An edge in 2D is most often an edge in 1D where the direction in which to look for the edge can and will differ from point to point in an image. Which direction to choose then? Imagine you are standing on a mountain with a very smooth surface. The height of the surface above sea level (say) can be expressed as a function \(h(x,y)\) (assuming of course that the flat earth assumption is—locally—reasonable). The assumed smoothnes of the function implies that the function can be differentiated.

Standing on that mountain we can turn around at the same spot. In one particular direction we find the mountain is increasing in height maximally. The slope in that direction is the maximal slope of the mountain at that particular point. In the perpendicular direction the slope is zero. That is the direction of the curve of equal height.

Mathematically the direction of maximal slope in a point \(\v a\) is given by the direction of the gradient vector \((\nabla f )(\v a)\):

\[\begin{split}(\nabla f)(\v a) = \matvec{c}{f_x(\v a)\\f_y(\v a)}\end{split}\]

the norm of the gradient vector is equal to the maximal slope.

When looking for edges it is evident to look in the gradient direction. The gradient direction by convention is called the \(w\)-direction and the unit vector in that direction is denoted as \(\v e_w\). The direction perpendicular to the gradient vector is called the \(v\)-direction with corresponding unit vector \(\v e_v\). The vectors \(\v e_v\) and \(\v e_w\) form a right handed orthonormal frame. Please note that at each point in the image we may have a different gradient frame.
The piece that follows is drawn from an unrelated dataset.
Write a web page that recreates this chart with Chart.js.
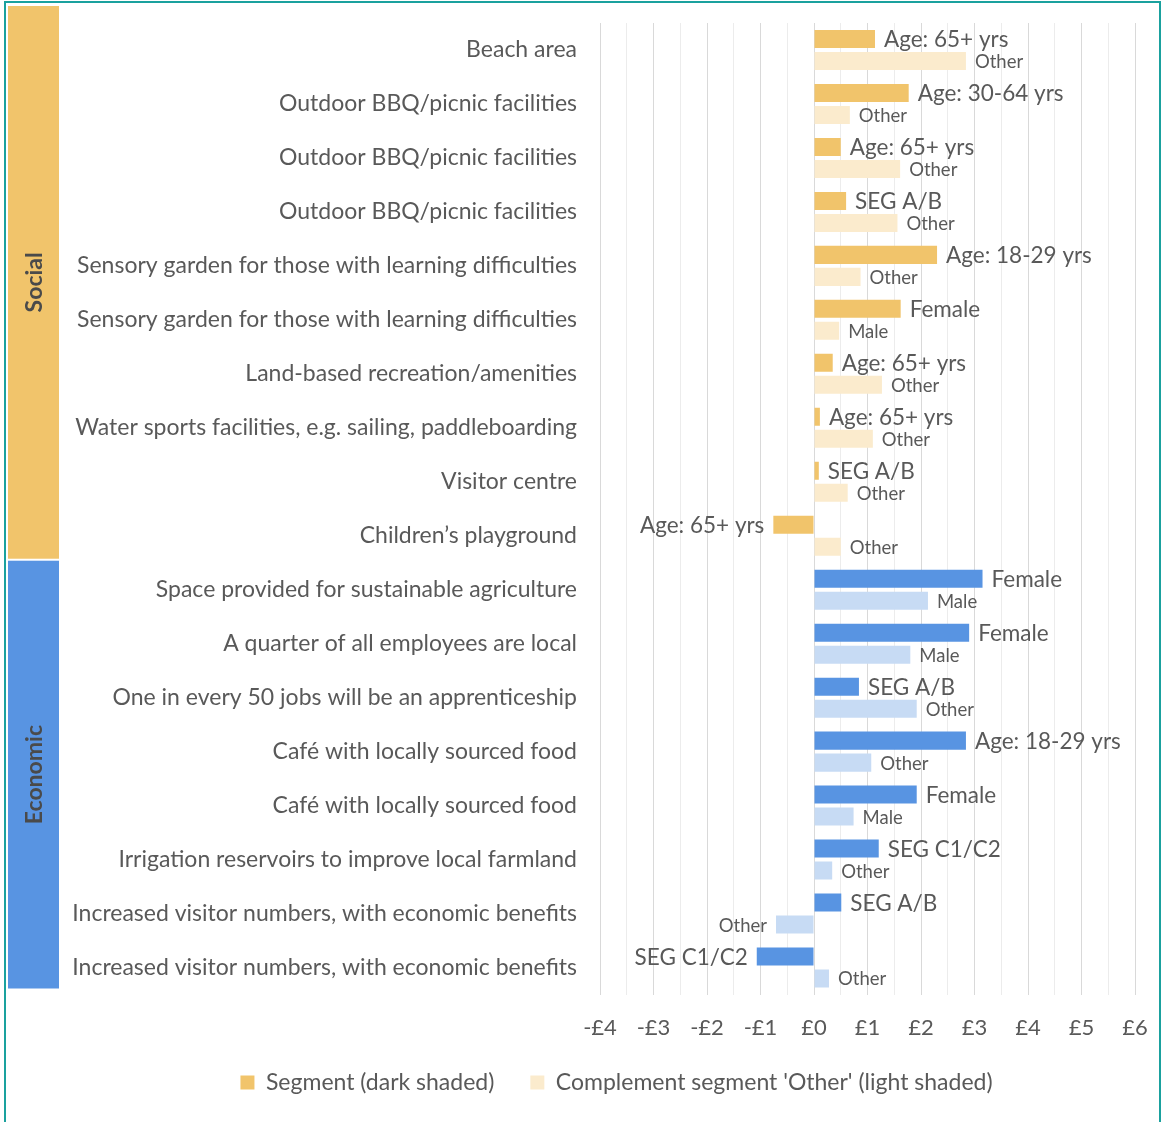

The image below shows an image with the \(\v e_v, \v e_w\) frame shown at several positions in the image. Note that we scaled the unit frame vectors proportional to the gradient vector norm.


../../../_images/gradientgaugecameraman.png

In 2D we thus can characterize an edge point with derivatives in the \(\v e_w\) direction:

\[\begin{split}f_w(\v a) &\gg 0\\ f_{ww}(\v a) &\approx 0\end{split}\]

The derivatives in the \(v\) and \(w\) direction can be expressed in terms of the derivatives in \(x\) and \(y\) direction, leading to:

\[\begin{split}\sqrt{f_x^2(\v a)+f_y^2(\v a)} &\gg 0\\ \frac{1}{f_x^2(\v a)+f_y^2(\v a)}\left( f_x(\v a)^2f_{xx}(\v a) + 2 f_x(\v a) f_y(\v a) f_{xy}(\v a) + f_y^2(\v a) f_{yy}(\v a)\right)&\approx0\end{split}\]

Because we are looking at edges, where by definition \(f_w>0\), the division in the second equation by \(f_w^2\) won’t lead to numerical problems. I.e. at the location of edges it won’t. But at a lot of areas in the image the gradient is very small (regions of constant gray value) and in such regions the second expression will lead to numerical problems. In practice therefore we most often use the conditions:

\[\begin{split}f_w(\v a) &\gg 0\\ f_w^2(\v a)f_{ww}(\v a) &\approx 0\end{split}\]

leading to the following conditions expressed in cartesian coordinates:

\[\begin{split}\sqrt{f_x^2(\v a)+f_y^2(\v a)} &\gg 0\\ f_x(\v a)^2f_{xx}(\v a) + 2 f_x(\v a) f_y(\v a) f_{xy}(\v a) + f_y^2(\v a) f_{yy}(\v a)&\approx0\end{split}\]

Calculating the left hand sides of both conditions are ‘one liners’ in Python/Numpy. Comparing the gradient norm with a threshold is also simple but again finding the sample points where the second order derivative in \(\v e_w\) direction is zero is troublesome.